(Entries with chart source code)
════════════════════

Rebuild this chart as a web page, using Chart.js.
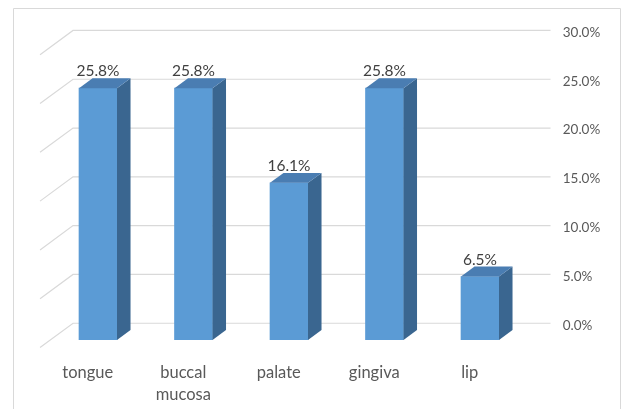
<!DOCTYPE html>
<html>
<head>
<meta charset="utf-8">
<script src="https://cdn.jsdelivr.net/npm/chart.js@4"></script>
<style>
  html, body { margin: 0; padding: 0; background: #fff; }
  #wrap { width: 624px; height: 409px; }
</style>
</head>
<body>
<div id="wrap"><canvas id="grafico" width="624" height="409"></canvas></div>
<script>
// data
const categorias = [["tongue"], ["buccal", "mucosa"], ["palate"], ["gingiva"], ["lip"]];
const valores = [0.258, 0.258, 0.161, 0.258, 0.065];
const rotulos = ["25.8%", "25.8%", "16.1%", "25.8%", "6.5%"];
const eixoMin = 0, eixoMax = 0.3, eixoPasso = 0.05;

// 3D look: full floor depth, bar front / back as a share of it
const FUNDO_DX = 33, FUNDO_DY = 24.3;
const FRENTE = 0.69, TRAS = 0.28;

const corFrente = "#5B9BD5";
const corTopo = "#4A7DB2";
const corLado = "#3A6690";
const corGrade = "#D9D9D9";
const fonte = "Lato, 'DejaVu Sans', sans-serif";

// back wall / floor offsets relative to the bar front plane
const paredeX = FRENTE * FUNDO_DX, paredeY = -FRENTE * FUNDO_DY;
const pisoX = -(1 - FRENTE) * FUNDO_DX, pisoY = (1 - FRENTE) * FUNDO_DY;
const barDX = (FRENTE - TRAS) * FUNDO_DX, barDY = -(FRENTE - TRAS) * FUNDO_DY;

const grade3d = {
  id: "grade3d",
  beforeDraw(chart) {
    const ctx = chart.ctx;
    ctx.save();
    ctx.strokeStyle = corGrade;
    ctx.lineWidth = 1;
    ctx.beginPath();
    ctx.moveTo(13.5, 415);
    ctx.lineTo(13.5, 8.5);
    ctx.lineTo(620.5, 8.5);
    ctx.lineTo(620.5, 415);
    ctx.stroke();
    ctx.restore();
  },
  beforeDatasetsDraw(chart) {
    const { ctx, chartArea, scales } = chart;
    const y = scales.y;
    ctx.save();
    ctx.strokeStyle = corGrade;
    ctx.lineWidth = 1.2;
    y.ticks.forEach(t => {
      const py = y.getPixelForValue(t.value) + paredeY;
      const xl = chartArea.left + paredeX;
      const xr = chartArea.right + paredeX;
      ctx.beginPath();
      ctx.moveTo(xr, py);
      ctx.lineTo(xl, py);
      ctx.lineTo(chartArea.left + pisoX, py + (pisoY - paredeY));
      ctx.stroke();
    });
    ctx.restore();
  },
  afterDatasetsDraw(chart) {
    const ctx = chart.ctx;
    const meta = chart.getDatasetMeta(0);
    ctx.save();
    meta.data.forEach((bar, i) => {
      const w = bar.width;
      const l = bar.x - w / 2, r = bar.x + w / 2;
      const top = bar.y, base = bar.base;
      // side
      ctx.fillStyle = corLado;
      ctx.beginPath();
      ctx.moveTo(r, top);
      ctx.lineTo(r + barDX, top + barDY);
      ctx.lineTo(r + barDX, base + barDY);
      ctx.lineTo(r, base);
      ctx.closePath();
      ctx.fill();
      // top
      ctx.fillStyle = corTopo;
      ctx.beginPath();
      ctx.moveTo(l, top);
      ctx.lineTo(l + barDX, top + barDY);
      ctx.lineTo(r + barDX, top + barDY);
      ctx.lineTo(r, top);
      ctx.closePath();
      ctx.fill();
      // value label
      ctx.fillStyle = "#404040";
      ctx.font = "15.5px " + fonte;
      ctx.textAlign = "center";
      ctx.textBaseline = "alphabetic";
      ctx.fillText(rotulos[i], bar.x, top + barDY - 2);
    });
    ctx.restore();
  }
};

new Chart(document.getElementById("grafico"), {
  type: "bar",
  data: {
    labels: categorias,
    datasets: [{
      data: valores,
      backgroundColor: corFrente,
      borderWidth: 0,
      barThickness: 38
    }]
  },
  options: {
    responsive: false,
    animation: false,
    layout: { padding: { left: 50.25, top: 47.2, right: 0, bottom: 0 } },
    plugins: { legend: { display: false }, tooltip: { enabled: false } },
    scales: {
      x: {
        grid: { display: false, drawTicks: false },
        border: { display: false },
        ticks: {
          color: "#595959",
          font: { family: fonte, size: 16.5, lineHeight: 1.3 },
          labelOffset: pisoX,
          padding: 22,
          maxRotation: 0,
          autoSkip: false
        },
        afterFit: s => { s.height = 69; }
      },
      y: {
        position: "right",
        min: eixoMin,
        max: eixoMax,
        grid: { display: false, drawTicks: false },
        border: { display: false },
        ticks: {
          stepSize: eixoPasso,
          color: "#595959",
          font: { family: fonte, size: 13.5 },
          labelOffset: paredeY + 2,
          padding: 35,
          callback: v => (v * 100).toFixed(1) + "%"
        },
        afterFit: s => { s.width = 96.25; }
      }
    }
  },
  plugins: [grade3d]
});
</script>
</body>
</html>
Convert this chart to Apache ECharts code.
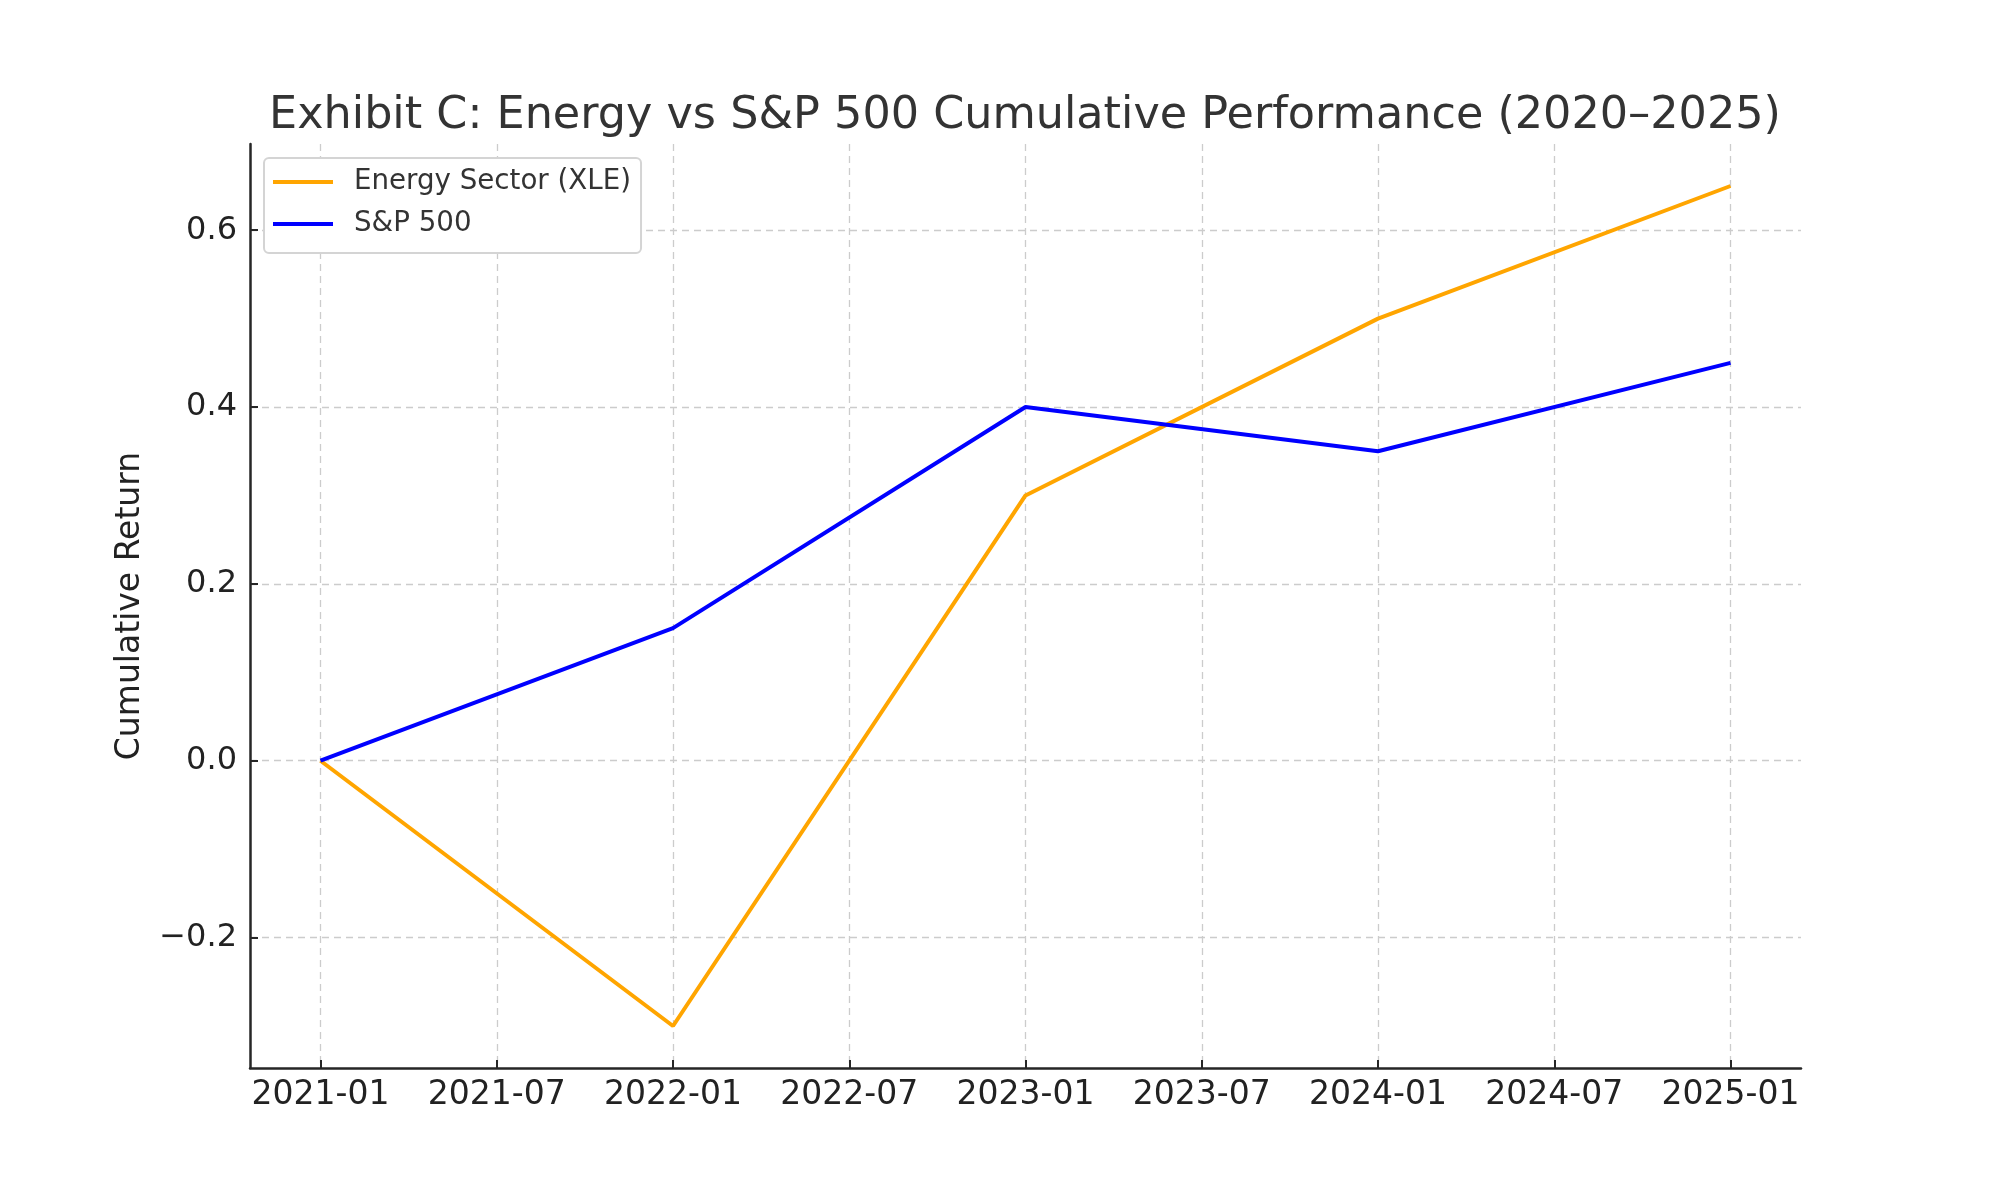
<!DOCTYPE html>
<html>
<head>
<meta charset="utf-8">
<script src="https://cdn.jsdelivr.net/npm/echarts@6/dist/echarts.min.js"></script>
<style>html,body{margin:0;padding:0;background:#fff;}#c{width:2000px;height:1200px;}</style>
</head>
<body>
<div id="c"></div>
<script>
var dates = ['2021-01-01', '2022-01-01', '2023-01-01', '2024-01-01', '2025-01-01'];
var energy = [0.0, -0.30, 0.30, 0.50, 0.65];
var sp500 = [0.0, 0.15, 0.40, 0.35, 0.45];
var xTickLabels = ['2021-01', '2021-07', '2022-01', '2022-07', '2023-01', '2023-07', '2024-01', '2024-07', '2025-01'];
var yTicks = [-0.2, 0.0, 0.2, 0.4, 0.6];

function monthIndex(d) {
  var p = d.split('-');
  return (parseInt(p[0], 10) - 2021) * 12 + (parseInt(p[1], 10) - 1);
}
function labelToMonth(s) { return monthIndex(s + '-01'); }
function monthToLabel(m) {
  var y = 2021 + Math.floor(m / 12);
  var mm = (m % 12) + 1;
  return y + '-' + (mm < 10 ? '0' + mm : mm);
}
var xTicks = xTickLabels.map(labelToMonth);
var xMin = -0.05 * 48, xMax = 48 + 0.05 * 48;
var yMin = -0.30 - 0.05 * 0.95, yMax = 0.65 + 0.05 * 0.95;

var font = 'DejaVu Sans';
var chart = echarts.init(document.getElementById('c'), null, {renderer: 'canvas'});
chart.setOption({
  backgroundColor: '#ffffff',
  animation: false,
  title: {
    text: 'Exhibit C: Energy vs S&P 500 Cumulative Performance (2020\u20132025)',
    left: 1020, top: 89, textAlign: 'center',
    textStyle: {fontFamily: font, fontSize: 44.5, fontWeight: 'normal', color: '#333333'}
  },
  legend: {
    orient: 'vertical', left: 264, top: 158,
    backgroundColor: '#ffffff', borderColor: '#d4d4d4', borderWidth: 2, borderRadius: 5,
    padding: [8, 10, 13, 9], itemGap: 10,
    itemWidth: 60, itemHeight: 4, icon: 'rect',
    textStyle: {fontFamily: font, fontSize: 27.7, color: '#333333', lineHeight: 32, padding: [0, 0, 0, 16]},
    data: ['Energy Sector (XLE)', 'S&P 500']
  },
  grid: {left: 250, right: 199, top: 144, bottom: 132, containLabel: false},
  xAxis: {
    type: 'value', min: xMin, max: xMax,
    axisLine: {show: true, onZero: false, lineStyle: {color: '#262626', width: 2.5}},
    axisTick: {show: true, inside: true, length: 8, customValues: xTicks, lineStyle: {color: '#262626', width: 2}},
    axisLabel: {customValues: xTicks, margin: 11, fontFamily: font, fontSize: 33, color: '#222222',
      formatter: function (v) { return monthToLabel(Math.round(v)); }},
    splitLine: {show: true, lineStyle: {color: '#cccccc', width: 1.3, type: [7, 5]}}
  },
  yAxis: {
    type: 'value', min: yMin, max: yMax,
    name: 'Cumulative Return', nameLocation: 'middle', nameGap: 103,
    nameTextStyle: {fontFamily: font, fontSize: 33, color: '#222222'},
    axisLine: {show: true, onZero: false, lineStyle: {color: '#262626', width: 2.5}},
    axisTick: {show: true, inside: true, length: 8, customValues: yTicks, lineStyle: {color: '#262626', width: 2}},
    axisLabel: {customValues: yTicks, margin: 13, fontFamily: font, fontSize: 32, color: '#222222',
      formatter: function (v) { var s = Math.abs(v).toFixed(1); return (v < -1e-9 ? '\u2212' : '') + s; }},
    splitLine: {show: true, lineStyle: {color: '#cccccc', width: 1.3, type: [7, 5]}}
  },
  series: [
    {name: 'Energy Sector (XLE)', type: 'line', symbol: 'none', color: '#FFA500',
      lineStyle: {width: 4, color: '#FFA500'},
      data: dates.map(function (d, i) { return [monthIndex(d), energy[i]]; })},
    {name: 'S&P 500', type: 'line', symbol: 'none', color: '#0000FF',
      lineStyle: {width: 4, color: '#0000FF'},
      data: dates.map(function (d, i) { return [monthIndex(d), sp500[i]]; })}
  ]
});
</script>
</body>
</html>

════════════════════

What is asked:
Without the pictures, please reproduce each line of the listing above exactly, from the first one through the line bearing "const barDX = (FRENTE".

Result of this task:
Rebuild this chart as a web page, using Chart.js.
<!DOCTYPE html>
<html>
<head>
<meta charset="utf-8">
<script src="https://cdn.jsdelivr.net/npm/chart.js@4"></script>
<style>
  html, body { margin: 0; padding: 0; background: #fff; }
  #wrap { width: 624px; height: 409px; }
</style>
</head>
<body>
<div id="wrap"><canvas id="grafico" width="624" height="409"></canvas></div>
<script>
// data
const categorias = [["tongue"], ["buccal", "mucosa"], ["palate"], ["gingiva"], ["lip"]];
const valores = [0.258, 0.258, 0.161, 0.258, 0.065];
const rotulos = ["25.8%", "25.8%", "16.1%", "25.8%", "6.5%"];
const eixoMin = 0, eixoMax = 0.3, eixoPasso = 0.05;

// 3D look: full floor depth, bar front / back as a share of it
const FUNDO_DX = 33, FUNDO_DY = 24.3;
const FRENTE = 0.69, TRAS = 0.28;

const corFrente = "#5B9BD5";
const corTopo = "#4A7DB2";
const corLado = "#3A6690";
const corGrade = "#D9D9D9";
const fonte = "Lato, 'DejaVu Sans', sans-serif";

// back wall / floor offsets relative to the bar front plane
const paredeX = FRENTE * FUNDO_DX, paredeY = -FRENTE * FUNDO_DY;
const pisoX = -(1 - FRENTE) * FUNDO_DX, pisoY = (1 - FRENTE) * FUNDO_DY;
const barDX = (FRENTE - TRAS) * FUNDO_DX, barDY = -(FRENTE - TRAS) * FUNDO_DY;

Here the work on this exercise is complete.